The visual voicemail feature on your iPhone allows you to see all your voicemails without needing to call up a number first. Visual voicemail lists of all your voicemail messages so you can choose which ones to listen to now or later, and which to share or delete. Depending on your iPhone model and location, you may also be able to read transcripts of your voicemail messages with the iPhone’s voicemail-to-text feature. You can organize, delete, and play voicemails from this handy menu, but first you need to know how to set it up to work properly.
This process should work on most modern iPhones, right up to the new iPhone 11 models, although you will want to make sure that iOS is updated before you begin — do this via Settings > General > Software Update. Once you’ve updated to the latest version of iOS 13 you should be all set. If you haven’t set up basic voicemail through your carrier yet, skip down to our additional tip to get started and make sure everything is ready for visual voicemail.
You can even save your visual voicemail messages as notes or voice memos, or share them with apps like Messages, Mail, or AirDrop.
Setting up voicemail on your iPhone
Mostly all phone service providers in North America support visual voicemail. Apple has a full list of carriers and what they support for your reference, but if you use any major carrier, you are covered. Here’s how to proceed.
- Go to the Phone app at the bottom of your iPhone home screen and select it. At the bottom of the phone window you will see the Voicemail icon in the right corner. Select it to open up your visual voicemail.
- The voicemail screen should show an empty space with a button to Set up now in the center of the screen. Tap this. Now you have a choice: If you have used iPhone’s voicemail service in the past and have signed into it before, you can input your old password here to automatically access your old voicemails. If you have never used visual voicemail before, then you will have to create a password and enter it. When you’re finished, select Done.
- Now your iPhone will bring up the Greeting screen. If you don’t care much about the greeting, you can select Default and then Done to skip this step. If you want to personalize your greeting, select Custom, then Record to record your greeting, and Play to repeat it back. When you’re happy with it, select Done.
- Your iPhone voicemail is now officially set up. However, you can also take a look here to learn more about how to move voicemails around Apple services. You can share voicemails with AirDrop, mail them to others, save them as an audio memo to save on space, and more. Just tap the voicemail message you wish to save and tap the share button.
Set up a visual voicemail transcript
Beginning with iOS 10, and operative on iPhones dating back to the iPhone 6S, you can see both your visual voicemail and a text transcript of the message. Voicemail transcripts take the audio file and run it through Apple’s servers using machine learning to transcribe the audio into text. That way, you can either listen to or read your messages. In order to see both, you need to have Siri enabled via Settings > Siri & Search > and Language English (U.S.) or English (Canada). After you set it up, you can tap on any previous or existing message, and it will start a new text transcription of it.
Not satisfied? Try an app
If Apple’s visual voicemail interface leaves you unimpressed, you can look for an iOS visual voicemail app to replace it. We suggest trying an app like InstaVoice or YouMail. These free apps provide unique interfaces and additional features — like linking multiple phone numbers — that you may prefer to Apple’s standard offering.

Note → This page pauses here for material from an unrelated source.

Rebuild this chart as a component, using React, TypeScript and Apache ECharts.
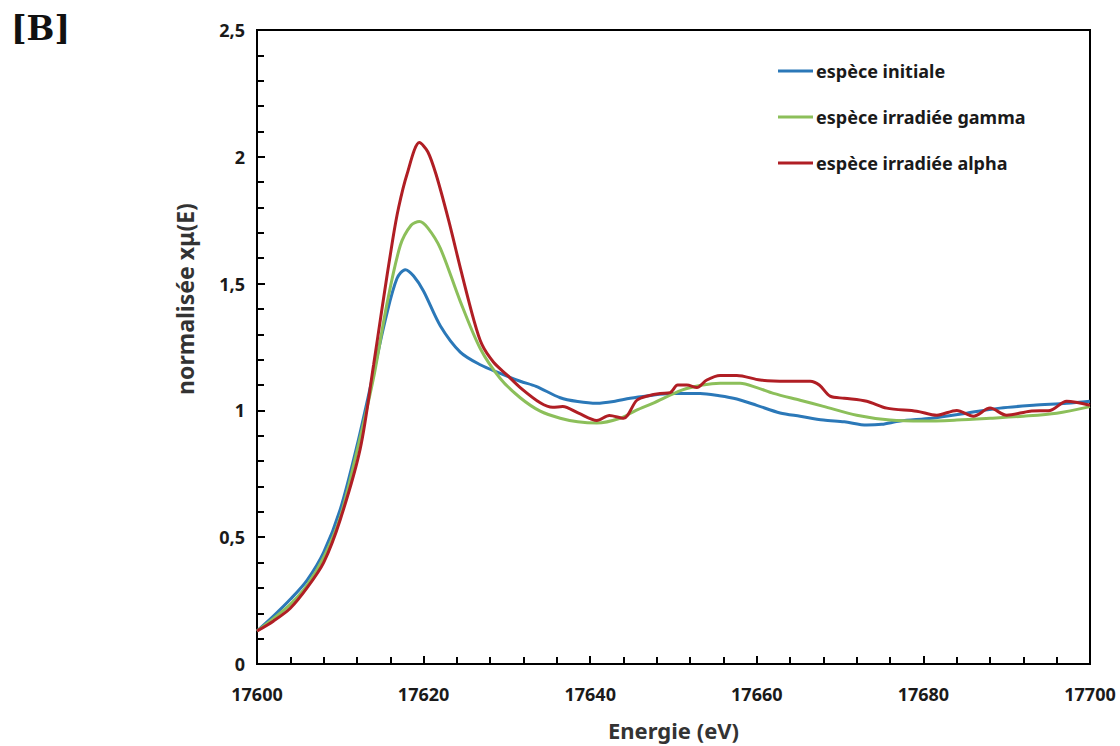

Setting up basic voicemail
You may want to set up and use basic voicemail on your phone until you are ready for visual voicemail. If you just switched carriers or this is your first carrier, you will probably need to set up basic voicemail directly with them. This is a good option if you’re still getting comfortable with your phone and want to start off with traditional voicemail.
Most of these setup procedures require dialing the right number and setting up your voicemail over the phone, but they all differ in small ways. Let’s go through by major carrier to see what they require.
AT&T: You can read AT&T’s specific instructions here. You will want to start by pressing the Voicemail key or holding down the 1 key. You then set up a greeting and a password (it’s required) for your voicemail. AT&T also lets you upgrade your voicemail for more space, but that’s not necessary to set up visual voicemail.
T-Mobile: Like Verizon, T-Mobile directs you to the Apple instruction page to set up visual voicemail.